Few would begrudge Kobayashi her rest. She’s won a reputation for watching government’s bottom line in both the state Senate and on the City Council. Council Chairman Ernie Martin has described Kobayashi as wielding “a very, very sharp knife.”

Kobayashi sees waste everywhere: in the $300 million for a proposed new boiler for H-Power; in the $1,200 per month the H-Power contractor demanded for use of restroom facilities for city garbage truck drivers; in the $100 the city paid for garbage cans that private contractors purchased for $40 … the budget chairwoman’s list goes on and on and on.

“I don’t want to go into the city departments’ business,” says Kobayashi, “but there’s so much waste. It upsets me. I try every year to go through the city budget line by line. I feel more responsible to the taxpayers than to anyone or anything else.”

Kobayashi feels new mayors have to learn how to budget as well. She ran unsuccessfully for mayor twice, in 1994 and 2008, and she’s watched four mayors up-close as a member of the council. Some mayors, she’s convinced, learn budgeting faster than others.

“Jeremy Harris was too focused on running for governor,” says Kobayashi. “He didn’t raise taxes for 10 years and he raided the sewer fund to pay for other things. Now we’re paying higher sewer fees to replenish it.”

She dismisses the parks Harris built. “He liked trees and tiled streets in Chinatown and plants in hanging baskets in Waikiki. It’s nice to be a beautiful city, if you are a rich city.”

Kobayashi made television advertisements in support of Mufi Hannemann’s campaign for mayor. “Mufi didn’t do parks and he got stuck with raising the sewer fees. If it hadn’t been for his support of rail, I would have continued to support him. But there wasn’t enough transparency in its development. We continually asked for the numbers, but we never got them.”

Peter Carlisle gets high marks. “Carlisle is a good person, and he was very fiscally conservative. But, cutting bus routes probablyhurt him.”
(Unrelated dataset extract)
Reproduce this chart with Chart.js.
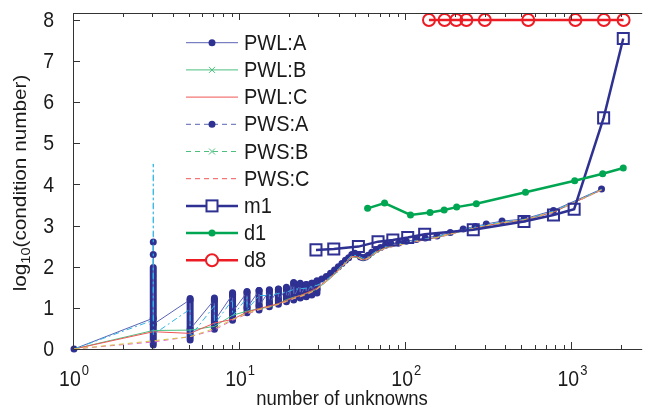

Kobayashi herself entered politics as a Republican. She worked for Manoa Republicans Eureka Forbes and Wadsworth Yee in the state Legislature. Family real estate and asset-management companies also made her aware of the tax burdens borne by small businesses. She first won election to the Legislature as a Republican, and it was the party’s stance on gender issues that persuaded her to switch her allegiance to the Democrats.

So what will a budget-cutter do in retirement?

“Oh, probably bake bread and volunteer for nonprofits.”

Baked bread does not require such a sharp knife.